>>>
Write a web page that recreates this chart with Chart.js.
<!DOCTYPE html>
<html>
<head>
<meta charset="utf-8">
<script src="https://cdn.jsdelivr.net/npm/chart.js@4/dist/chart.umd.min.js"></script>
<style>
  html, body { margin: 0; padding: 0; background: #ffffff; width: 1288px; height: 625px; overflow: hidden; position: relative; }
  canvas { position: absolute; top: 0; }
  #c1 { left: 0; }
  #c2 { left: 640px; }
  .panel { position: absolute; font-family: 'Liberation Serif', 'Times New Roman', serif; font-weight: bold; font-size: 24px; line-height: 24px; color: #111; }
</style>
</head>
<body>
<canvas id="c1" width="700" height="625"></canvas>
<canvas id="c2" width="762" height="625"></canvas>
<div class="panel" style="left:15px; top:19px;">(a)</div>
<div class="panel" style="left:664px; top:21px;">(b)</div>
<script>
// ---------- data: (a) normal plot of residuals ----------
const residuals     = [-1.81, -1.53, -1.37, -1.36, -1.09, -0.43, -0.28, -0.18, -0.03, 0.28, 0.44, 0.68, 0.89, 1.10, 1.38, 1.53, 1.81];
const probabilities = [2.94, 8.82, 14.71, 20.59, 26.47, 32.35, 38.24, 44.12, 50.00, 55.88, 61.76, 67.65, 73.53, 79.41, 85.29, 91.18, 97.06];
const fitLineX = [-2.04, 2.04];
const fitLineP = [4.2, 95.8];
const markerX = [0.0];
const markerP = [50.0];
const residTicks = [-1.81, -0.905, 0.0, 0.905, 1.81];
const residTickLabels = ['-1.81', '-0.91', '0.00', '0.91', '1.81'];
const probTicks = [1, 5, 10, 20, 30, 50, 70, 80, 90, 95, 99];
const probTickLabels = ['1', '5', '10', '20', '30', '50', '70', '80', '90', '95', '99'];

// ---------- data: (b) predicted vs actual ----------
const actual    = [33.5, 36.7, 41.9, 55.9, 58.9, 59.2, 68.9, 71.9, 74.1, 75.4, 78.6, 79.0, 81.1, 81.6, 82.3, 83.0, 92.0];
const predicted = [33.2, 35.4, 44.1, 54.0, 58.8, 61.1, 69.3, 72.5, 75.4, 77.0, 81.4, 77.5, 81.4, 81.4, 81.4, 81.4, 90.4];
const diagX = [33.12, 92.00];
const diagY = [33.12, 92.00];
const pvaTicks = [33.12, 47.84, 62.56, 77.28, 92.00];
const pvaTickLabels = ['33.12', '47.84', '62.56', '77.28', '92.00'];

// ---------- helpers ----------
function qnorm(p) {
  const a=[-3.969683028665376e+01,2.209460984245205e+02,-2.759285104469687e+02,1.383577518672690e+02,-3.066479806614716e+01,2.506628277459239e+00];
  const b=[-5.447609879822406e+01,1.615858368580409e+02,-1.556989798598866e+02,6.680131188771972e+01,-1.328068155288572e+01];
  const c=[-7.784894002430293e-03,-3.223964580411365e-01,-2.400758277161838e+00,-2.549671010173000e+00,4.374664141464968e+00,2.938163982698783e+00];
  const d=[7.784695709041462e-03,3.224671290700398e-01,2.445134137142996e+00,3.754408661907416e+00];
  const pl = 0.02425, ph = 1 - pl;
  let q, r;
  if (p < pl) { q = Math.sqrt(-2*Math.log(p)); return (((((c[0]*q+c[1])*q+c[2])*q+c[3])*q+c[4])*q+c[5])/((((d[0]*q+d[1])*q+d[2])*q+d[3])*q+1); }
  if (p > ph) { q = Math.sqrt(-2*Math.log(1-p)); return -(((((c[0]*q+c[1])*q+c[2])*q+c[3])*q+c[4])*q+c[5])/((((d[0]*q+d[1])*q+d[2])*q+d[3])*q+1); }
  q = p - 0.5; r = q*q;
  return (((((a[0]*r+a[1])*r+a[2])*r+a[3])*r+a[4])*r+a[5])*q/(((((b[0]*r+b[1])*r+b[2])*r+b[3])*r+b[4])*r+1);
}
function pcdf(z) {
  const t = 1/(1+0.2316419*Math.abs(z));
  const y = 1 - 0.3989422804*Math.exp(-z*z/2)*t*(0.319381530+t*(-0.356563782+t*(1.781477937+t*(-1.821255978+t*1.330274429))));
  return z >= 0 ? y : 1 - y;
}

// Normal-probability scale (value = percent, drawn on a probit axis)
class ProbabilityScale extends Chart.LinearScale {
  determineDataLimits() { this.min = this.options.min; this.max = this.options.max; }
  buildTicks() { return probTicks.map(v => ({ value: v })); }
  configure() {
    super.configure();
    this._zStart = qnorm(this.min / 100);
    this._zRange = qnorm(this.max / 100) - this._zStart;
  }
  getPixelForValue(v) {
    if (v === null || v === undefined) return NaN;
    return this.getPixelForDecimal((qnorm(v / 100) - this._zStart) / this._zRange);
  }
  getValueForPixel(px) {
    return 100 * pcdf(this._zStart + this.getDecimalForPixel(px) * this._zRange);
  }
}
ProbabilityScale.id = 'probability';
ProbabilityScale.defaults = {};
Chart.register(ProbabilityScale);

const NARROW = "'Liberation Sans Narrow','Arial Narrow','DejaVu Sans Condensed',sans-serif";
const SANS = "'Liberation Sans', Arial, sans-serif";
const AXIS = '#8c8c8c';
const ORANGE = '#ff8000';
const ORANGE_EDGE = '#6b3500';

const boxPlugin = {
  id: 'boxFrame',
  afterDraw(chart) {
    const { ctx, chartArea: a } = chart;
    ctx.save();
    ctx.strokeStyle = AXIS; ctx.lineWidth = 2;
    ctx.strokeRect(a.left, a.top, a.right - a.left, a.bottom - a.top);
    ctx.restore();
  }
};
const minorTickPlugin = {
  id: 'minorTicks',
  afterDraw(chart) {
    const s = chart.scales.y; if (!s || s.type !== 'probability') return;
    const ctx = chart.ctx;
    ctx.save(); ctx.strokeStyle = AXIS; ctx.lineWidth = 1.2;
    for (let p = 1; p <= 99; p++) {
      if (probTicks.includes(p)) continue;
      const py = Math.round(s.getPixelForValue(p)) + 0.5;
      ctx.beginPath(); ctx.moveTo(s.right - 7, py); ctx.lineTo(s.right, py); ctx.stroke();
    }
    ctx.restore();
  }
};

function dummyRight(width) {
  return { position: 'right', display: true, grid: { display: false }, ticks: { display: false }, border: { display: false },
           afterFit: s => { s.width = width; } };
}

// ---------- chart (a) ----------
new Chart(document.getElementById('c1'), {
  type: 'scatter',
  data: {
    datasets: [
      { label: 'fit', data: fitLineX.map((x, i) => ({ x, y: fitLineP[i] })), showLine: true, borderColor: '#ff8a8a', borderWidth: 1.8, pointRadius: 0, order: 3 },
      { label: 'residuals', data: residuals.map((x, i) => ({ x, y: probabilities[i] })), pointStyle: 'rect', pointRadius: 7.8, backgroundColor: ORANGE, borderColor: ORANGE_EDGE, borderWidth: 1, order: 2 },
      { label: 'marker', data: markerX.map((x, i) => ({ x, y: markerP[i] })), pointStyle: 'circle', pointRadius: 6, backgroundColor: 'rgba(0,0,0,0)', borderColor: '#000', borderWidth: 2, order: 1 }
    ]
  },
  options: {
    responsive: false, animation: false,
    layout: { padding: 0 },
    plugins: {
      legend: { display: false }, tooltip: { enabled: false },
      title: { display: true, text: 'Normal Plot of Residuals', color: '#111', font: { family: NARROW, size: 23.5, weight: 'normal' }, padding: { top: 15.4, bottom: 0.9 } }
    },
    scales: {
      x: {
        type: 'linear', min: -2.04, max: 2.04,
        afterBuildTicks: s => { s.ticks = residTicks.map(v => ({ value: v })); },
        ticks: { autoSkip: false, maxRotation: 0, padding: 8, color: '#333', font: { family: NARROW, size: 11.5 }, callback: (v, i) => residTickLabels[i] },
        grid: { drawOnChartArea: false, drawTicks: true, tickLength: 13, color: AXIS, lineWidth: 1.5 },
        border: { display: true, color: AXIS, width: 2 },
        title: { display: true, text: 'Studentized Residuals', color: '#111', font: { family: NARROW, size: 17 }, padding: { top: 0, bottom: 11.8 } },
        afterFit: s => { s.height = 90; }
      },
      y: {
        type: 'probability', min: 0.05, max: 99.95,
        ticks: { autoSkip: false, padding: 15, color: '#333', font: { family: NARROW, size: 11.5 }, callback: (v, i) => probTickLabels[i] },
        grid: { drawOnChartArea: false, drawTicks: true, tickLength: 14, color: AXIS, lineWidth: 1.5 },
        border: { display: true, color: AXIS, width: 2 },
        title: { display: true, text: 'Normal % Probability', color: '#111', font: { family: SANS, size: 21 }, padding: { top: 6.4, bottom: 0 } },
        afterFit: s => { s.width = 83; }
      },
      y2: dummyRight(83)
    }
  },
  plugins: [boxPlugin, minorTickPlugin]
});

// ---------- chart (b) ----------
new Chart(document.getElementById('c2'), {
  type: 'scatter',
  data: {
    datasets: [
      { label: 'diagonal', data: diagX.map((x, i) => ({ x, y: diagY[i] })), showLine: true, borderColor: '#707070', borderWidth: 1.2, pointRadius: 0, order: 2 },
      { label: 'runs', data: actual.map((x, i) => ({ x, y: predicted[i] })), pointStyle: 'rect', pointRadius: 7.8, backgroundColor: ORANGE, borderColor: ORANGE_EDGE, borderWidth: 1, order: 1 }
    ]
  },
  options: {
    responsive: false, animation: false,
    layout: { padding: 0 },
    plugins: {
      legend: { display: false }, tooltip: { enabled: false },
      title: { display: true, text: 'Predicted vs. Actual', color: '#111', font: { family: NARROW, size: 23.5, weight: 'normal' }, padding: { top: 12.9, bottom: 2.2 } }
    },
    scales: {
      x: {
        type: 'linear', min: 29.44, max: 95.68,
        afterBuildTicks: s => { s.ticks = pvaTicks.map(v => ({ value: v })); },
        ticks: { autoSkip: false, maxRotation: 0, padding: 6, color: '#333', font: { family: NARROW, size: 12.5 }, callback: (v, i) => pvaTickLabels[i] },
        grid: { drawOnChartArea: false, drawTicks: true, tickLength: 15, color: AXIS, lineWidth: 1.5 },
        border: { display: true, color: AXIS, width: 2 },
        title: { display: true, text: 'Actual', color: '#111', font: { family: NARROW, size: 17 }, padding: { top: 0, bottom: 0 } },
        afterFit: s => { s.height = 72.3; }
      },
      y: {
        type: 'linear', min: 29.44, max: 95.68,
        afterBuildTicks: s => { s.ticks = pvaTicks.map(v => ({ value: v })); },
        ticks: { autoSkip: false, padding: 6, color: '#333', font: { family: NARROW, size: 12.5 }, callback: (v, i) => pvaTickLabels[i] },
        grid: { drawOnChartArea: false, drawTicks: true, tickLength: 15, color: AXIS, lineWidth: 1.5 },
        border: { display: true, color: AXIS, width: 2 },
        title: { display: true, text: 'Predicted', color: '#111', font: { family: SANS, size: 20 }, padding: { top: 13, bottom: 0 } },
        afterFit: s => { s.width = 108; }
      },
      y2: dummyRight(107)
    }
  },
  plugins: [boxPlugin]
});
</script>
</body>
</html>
<<<
> [WRITTEN INSTRUCTION]:
Using the listing, collect all lines in which the string "this" is found.

> [EXPECTED OUTPUT]:
Write a web page that recreates this chart with Chart.js.
  determineDataLimits() { this.min = this.options.min; this.max = this.options.max; }
    this._zStart = qnorm(this.min / 100);
    this._zRange = qnorm(this.max / 100) - this._zStart;
    return this.getPixelForDecimal((qnorm(v / 100) - this._zStart) / this._zRange);
    return 100 * pcdf(this._zStart + this.getDecimalForPixel(px) * this._zRange);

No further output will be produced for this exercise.